Objective> Find each line containing the string "this". Copy it.

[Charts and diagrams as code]
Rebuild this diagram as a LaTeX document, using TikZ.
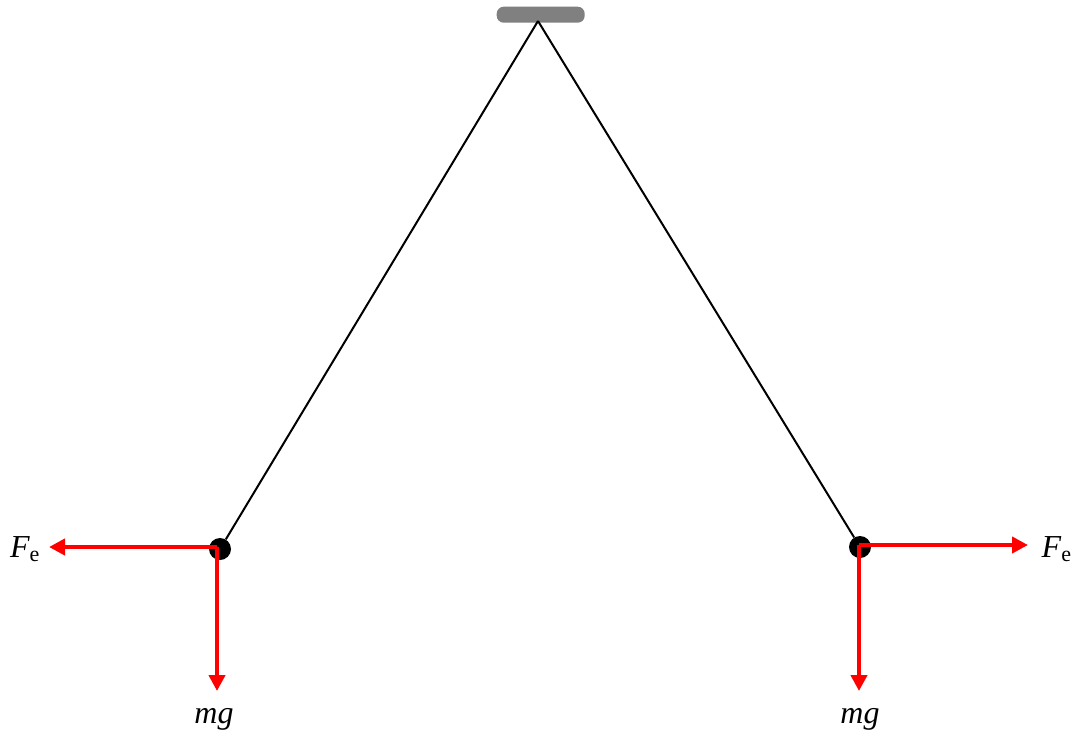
\documentclass[tikz,border=0pt]{standalone}
\usepackage{fontspec}
\setmainfont{Liberation Serif}
\usetikzlibrary{arrows.meta}
\newcommand{\felabel}{F\raisebox{-4pt}{\fontsize{22}{22}\selectfont\upshape e}}
\tikzset{
    charge/.style={circle,fill=black,inner sep=0pt,minimum size=22pt},
    support/.style={rectangle,rounded corners=7pt,fill=black!50,inner sep=0pt,minimum width=88pt,minimum height=16pt},
    thread/.style={black,line width=2pt},
    force/.style={red,line width=4pt,-{Triangle[length=16pt,width=16pt]}},
    forcelabel/.style={inner sep=0pt,font=\fontsize{32}{32}\selectfont\itshape}
}
\begin{document}
\begin{tikzpicture}[x=1pt,y=-1pt]
        \useasboundingbox (0,0) rectangle (1073,732);
        %% support
        \node[support] (bar) at (540.7,14.7) {};
        \coordinate (pivot) at (538,21);
        %% left charge
        \node[charge] (qa) at (220,549) {};
        \draw[thread] (pivot) -- (qa);
        \coordinate (qaf) at (217,547);
        \node[forcelabel,anchor=base west] (fa) at (10,557) {\felabel};
        \node[forcelabel,anchor=base] (ga) at (214,723.5) {mg};
        \coordinate (fatip) at (49,547);
        \coordinate (gatip) at (217,691);
        \draw[force] (qaf) -- (fatip);
        \draw[force] (qaf) -- (gatip);
        %% right charge
        \node[charge] (qb) at (860,547) {};
        \draw[thread] (pivot) -- (qb);
        \coordinate (qbf) at (859,545);
        \node[forcelabel,anchor=base west] (fb) at (1041.5,557) {\felabel};
        \node[forcelabel,anchor=base] (gb) at (860,723.5) {mg};
        \coordinate (fbtip) at (1028,545);
        \coordinate (gbtip) at (859,691);
        \draw[force] (qbf) -- (fbtip);
        \draw[force] (qbf) -- (gbtip);
    \end{tikzpicture}
\end{document}
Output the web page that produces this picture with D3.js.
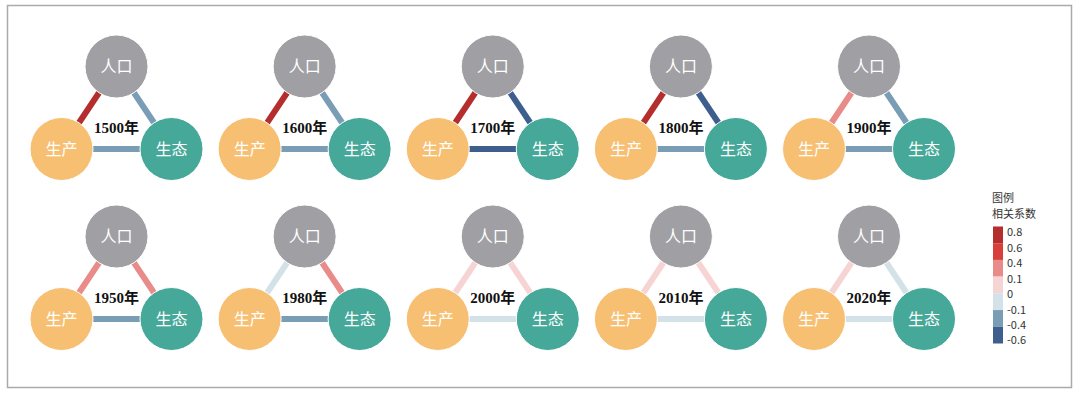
<!DOCTYPE html>
<html>
<head>
<meta charset="utf-8">
<script src="https://cdn.jsdelivr.net/npm/d3@7"></script>
<style>
  body { margin: 0; background: #fff; }
  svg text { font-family: "Noto Sans CJK SC", "Noto Sans", sans-serif; }
</style>
</head>
<body>
<div id="chart"></div>
<script>
// Data
const years = ["1500年", "1600年", "1700年", "1800年", "1900年", "1950年", "1980年", "2000年", "2010年", "2020年"];
const popProd = [0.7, 0.7, 0.7, 0.7, 0.3, 0.3, -0.05, 0.05, 0.05, 0.05];   // 人口-生产
const popEco  = [-0.3, -0.3, -0.5, -0.5, -0.3, 0.3, 0.3, 0.05, 0.05, -0.05]; // 人口-生态
const prodEco = [-0.3, -0.3, -0.5, -0.3, -0.3, -0.3, -0.3, -0.05, -0.05, -0.05]; // 生产-生态
const nodeNames = ["人口", "生产", "生态"];
const nodeColors = ["#a0a0a4", "#f7bf72", "#45a899"];
const legendLabels = ["0.8", "0.6", "0.4", "0.1", "0", "-0.1", "-0.4", "-0.6"];
const binEdges = [-0.4, -0.1, 0, 0.1, 0.4, 0.6];
const binColors = ["#3e5e8e", "#7a9db6", "#d3e2e9", "#f7d4d4", "#e98b89", "#d73f3b", "#b32e2c"];

const width = 1080, height = 396;

const svg = d3.select("#chart").append("svg")
    .attr("width", width)
    .attr("height", height);

// frame
svg.append("rect")
    .attr("x", 7.5).attr("y", 5.5)
    .attr("width", 1064).attr("height", 382)
    .attr("fill", "none")
    .attr("stroke", "#aaa")
    .attr("stroke-width", 1.5);

// Scales
const colorScale = d3.scaleThreshold().domain(binEdges).range(binColors);
const xScale = d3.scalePoint().domain(d3.range(5)).range([116.5, 869]);
const yScale = d3.scalePoint().domain([0, 1]).range([66.5, 236.5]);

// node offsets within one triangle
const dx = 55, dy = 82.5, r = 31.5;
const offsets = [[0, 0], [-dx, dy], [dx, dy]];

const panels = years.map((y, i) => ({
    year: y,
    cx: xScale(i % 5),
    cy: yScale(Math.floor(i / 5)),
    edges: [
        { a: 0, b: 1, v: popProd[i] },
        { a: 0, b: 2, v: popEco[i] },
        { a: 1, b: 2, v: prodEco[i] }
    ]
}));

const panel = svg.selectAll("g.panel")
    .data(panels)
    .enter().append("g")
    .attr("class", "panel")
    .attr("transform", d => `translate(${d.cx},${d.cy})`);

// edges
panel.selectAll("line")
    .data(d => d.edges)
    .enter().append("line")
    .attr("x1", d => offsets[d.a][0])
    .attr("y1", d => offsets[d.a][1])
    .attr("x2", d => offsets[d.b][0])
    .attr("y2", d => offsets[d.b][1])
    .attr("stroke", d => colorScale(d.v))
    .attr("stroke-width", 6);

// nodes
const node = panel.selectAll("g.node")
    .data(nodeNames.map((n, k) => ({ name: n, k })))
    .enter().append("g")
    .attr("class", "node")
    .attr("transform", d => `translate(${offsets[d.k][0]},${offsets[d.k][1]})`);

node.append("circle")
    .attr("r", r)
    .attr("fill", d => nodeColors[d.k])
    .attr("stroke", "#fff")
    .attr("stroke-width", 1);

node.append("text")
    .attr("text-anchor", "middle")
    .attr("dy", "0.36em")
    .style("fill", "#fff")
    .style("font-size", "16px")
    .text(d => d.name);

// year label
panel.append("text")
    .attr("x", 0)
    .attr("y", 61)
    .attr("text-anchor", "middle")
    .attr("dy", "0.36em")
    .style("font-family", "'Liberation Serif', 'Noto Sans CJK SC', serif")
    .style("font-weight", "bold")
    .style("font-size", "15px")
    .style("fill", "#111")
    .text(d => d.year);

// Legend
const legend = svg.append("g").attr("transform", "translate(992, 0)");

legend.append("text")
    .attr("x", 0).attr("y", 202)
    .style("font-size", "11px").style("fill", "#333")
    .text("图例");
legend.append("text")
    .attr("x", 0).attr("y", 218)
    .style("font-size", "11px").style("fill", "#333")
    .text("相关系数");

const legendY = d3.scaleBand().domain(d3.range(7)).range([226.5, 343.5]);
legend.selectAll("rect")
    .data(binColors.slice().reverse())
    .enter().append("rect")
    .attr("x", 1)
    .attr("y", (d, i) => legendY(i))
    .attr("width", 10)
    .attr("height", legendY.bandwidth())
    .attr("fill", d => d);

const labelY = d3.scalePoint().domain(d3.range(legendLabels.length)).range([232.5, 340.5]);
legend.selectAll("text.lab")
    .data(legendLabels)
    .enter().append("text")
    .attr("class", "lab")
    .attr("x", 15)
    .attr("y", (d, i) => labelY(i))
    .attr("dy", "0.36em")
    .style("font-size", "11px")
    .style("fill", "#333")
    .text(d => d);
</script>
</body>
</html>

Exercise solution>
Rebuild this diagram as a LaTeX document, using TikZ.
Output the web page that produces this picture with D3.js.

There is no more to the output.